Я не помнила, как добралась до дома, Истукану пришлось нести меня на руках. Сначала я даже вырывалась, пыталась куда-то бежать, но, похоже, андроид имел четкие инструкции на подобный случай. Он просто забросил меня на плечо, как тюк ткани, и крепко удерживая своими ручищами, связался с Лоутом. А от медицинской помощи в Эмпоцентре я отказалась сама, смекнув, что меня могут упрятать в местный стационар на пару деньков — подлечить нервишки.

Я хотела срочно поговорить с мужем. Я же все чувствовала, все видела — Гордас умирал на его глазах, а он… стоял и смотрел, а потом отвернулся и ушел, оставив сына лежать на раскаленом песке. Немыслимо!

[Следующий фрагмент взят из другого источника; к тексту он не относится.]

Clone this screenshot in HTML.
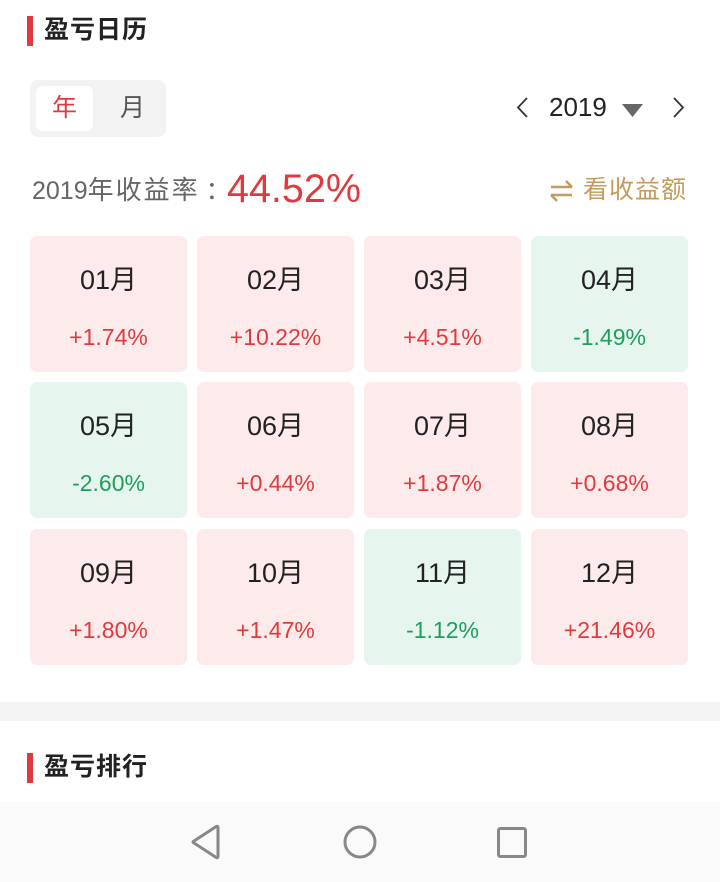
<!DOCTYPE html>
<html>
<head>
<meta charset="utf-8">
<style>
  html,body{margin:0;padding:0;}
  body{width:720px;height:882px;position:relative;background:#fff;overflow:hidden;
       font-family:"Liberation Sans","Noto Sans CJK SC",sans-serif;}
  .abs{position:absolute;}
  .bar{position:absolute;width:6px;background:#e03a3e;}
  .title{position:absolute;font-size:25px;font-weight:bold;color:#222;line-height:30px;letter-spacing:1px;}
  .card{position:absolute;width:157px;height:136px;border-radius:7px;}
  .card.r{background:#fdebeb;}
  .card.g{background:#e6f6ef;}
  .card .m{position:absolute;left:0;right:0;top:29px;height:30px;line-height:30px;text-align:center;font-size:27px;color:#222;}
  .card .p{position:absolute;left:0;right:0;top:88px;height:26px;line-height:26px;text-align:center;font-size:23px;}
  .card.r .p{color:#e03a3e;}
  .card.g .p{color:#1f9e5b;}
</style>
</head>
<body>
  <!-- Title 1 -->
  <div class="bar" style="left:27px;top:16px;height:30px;"></div>
  <div class="title" style="left:44px;top:15px;">盈亏日历</div>

  <!-- segmented control -->
  <div class="abs" style="left:30px;top:80px;width:136px;height:57px;background:#f3f3f3;border-radius:8px;"></div>
  <div class="abs" style="left:36px;top:86px;width:57px;height:45px;background:#fff;border-radius:6px;"></div>
  <div class="abs" style="left:36px;top:93px;width:57px;height:30px;line-height:30px;text-align:center;font-size:25px;color:#e03a3e;">年</div>
  <div class="abs" style="left:104px;top:93px;width:57px;height:30px;line-height:30px;text-align:center;font-size:25px;color:#555;">月</div>

  <!-- year selector -->
  <svg class="abs" style="left:510px;top:94px;" width="190" height="28" viewBox="0 0 190 28">
    <polyline points="17,4 8,13.5 17,23" fill="none" stroke="#333" stroke-width="1.8"/>
    <polygon points="112,10 133,10 122.5,23" fill="#666"/>
    <polyline points="164,4 173,13.5 164,23" fill="none" stroke="#333" stroke-width="1.8"/>
  </svg>
  <div class="abs" style="left:549px;top:92px;height:30px;line-height:30px;font-size:26px;color:#222;">2019</div>

  <!-- yearly return -->
  <div class="abs" style="left:32px;top:175px;height:30px;line-height:30px;font-size:25px;color:#666;white-space:nowrap;">2019<span style="font-size:26px;letter-spacing:2px;">年收益率</span><span style="display:inline-block;margin-left:6px;">：</span></div>
  <div class="abs" style="left:227px;top:166px;height:46px;line-height:46px;font-size:39.5px;color:#e03a3e;">44.52%</div>

  <!-- view amount -->
  <svg class="abs" style="left:548px;top:178px;" width="28" height="26" viewBox="0 0 28 26">
    <line x1="3" y1="9" x2="24" y2="9" stroke="#c39b5a" stroke-width="2.4"/>
    <line x1="24" y1="9" x2="18" y2="3" stroke="#c39b5a" stroke-width="2.4"/>
    <line x1="3" y1="17" x2="24" y2="17" stroke="#c39b5a" stroke-width="2.4"/>
    <line x1="3" y1="17" x2="9" y2="23" stroke="#c39b5a" stroke-width="2.4"/>
  </svg>
  <div class="abs" style="left:583px;top:175px;height:30px;line-height:30px;font-size:25px;color:#c39b5a;letter-spacing:1px;">看收益额</div>

  <!-- cards row 1 -->
  <div class="card r" style="left:30px;top:236px;"><div class="m">01月</div><div class="p">+1.74%</div></div>
  <div class="card r" style="left:197px;top:236px;"><div class="m">02月</div><div class="p">+10.22%</div></div>
  <div class="card r" style="left:364px;top:236px;"><div class="m">03月</div><div class="p">+4.51%</div></div>
  <div class="card g" style="left:531px;top:236px;"><div class="m">04月</div><div class="p">-1.49%</div></div>
  <!-- row 2 -->
  <div class="card g" style="left:30px;top:382px;"><div class="m">05月</div><div class="p">-2.60%</div></div>
  <div class="card r" style="left:197px;top:382px;"><div class="m">06月</div><div class="p">+0.44%</div></div>
  <div class="card r" style="left:364px;top:382px;"><div class="m">07月</div><div class="p">+1.87%</div></div>
  <div class="card r" style="left:531px;top:382px;"><div class="m">08月</div><div class="p">+0.68%</div></div>
  <!-- row 3 -->
  <div class="card r" style="left:30px;top:529px;"><div class="m">09月</div><div class="p">+1.80%</div></div>
  <div class="card r" style="left:197px;top:529px;"><div class="m">10月</div><div class="p">+1.47%</div></div>
  <div class="card g" style="left:364px;top:529px;"><div class="m">11月</div><div class="p">-1.12%</div></div>
  <div class="card r" style="left:531px;top:529px;"><div class="m">12月</div><div class="p">+21.46%</div></div>

  <!-- separator -->
  <div class="abs" style="left:0;top:702px;width:720px;height:19px;background:#f4f4f4;"></div>

  <!-- Title 2 -->
  <div class="bar" style="left:27px;top:753px;height:30px;"></div>
  <div class="title" style="left:44px;top:752px;">盈亏排行</div>

  <!-- nav bar -->
  <div class="abs" style="left:0;top:802px;width:720px;height:80px;background:#fafafa;"></div>
  <svg class="abs" style="left:0;top:802px;" width="720" height="80" viewBox="0 0 720 80">
    <path d="M218,26 L218,54 Q218,57 215.5,55 L194,41 Q192,40 194,39 L215.5,25 Q218,23 218,26 Z" fill="none" stroke="#888" stroke-width="3" stroke-linejoin="round"/>
    <circle cx="360" cy="40" r="15" fill="none" stroke="#888" stroke-width="3"/>
    <rect x="498.5" y="26.5" width="27" height="28" rx="2" fill="none" stroke="#888" stroke-width="3"/>
  </svg>
</body>
</html>
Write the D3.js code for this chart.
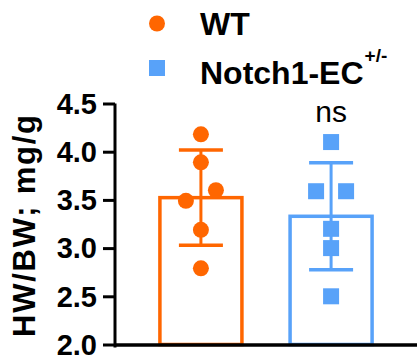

Шалок примчался в усадьбу уже через полчаса после того, как мой верный доктор напоил меня какими-то успокоительными пилюльками "самого мягкого воздействия на нервную систему".

— Соня, что случилось? ИС сообщил, что тебе требуется квалифицированная психологическая поддержка, я могу связаться с нашим специалистом…

— Мне уже лучше. Твои роботы хорошо умеют утешать женщин. Истукан затащил наверх, а Рик сунул в рот таблетку. Почему у меня еще руки не связаны и на окнах у нас не хватает решеток? Украшенных изумрудами, например.

— Ты злишься и хочешь меня в чем-то обвинить? Я тебя слушаю.

О, как я сейчас ненавидела его спокойное, привычно сосредоточенное на разговоре лицо. Такая похвальная выдержка… Истинный солдат Марионы!

— Ты вылил перед ним воду, ты дал ему умереть!

— Гордас жив.

— Откуда ты знаешь, ты же бросил его в этом пекле?!

— Если он прекратит существование, мне сообщат, пока такой информации не было.

— Ты ходячая машина, а не человек! Речь идет о твоем сыне, Лоут!

— Я не могу пройти испытания за него. Свой маршрут я когда-то проделал честно, теперь его очередь.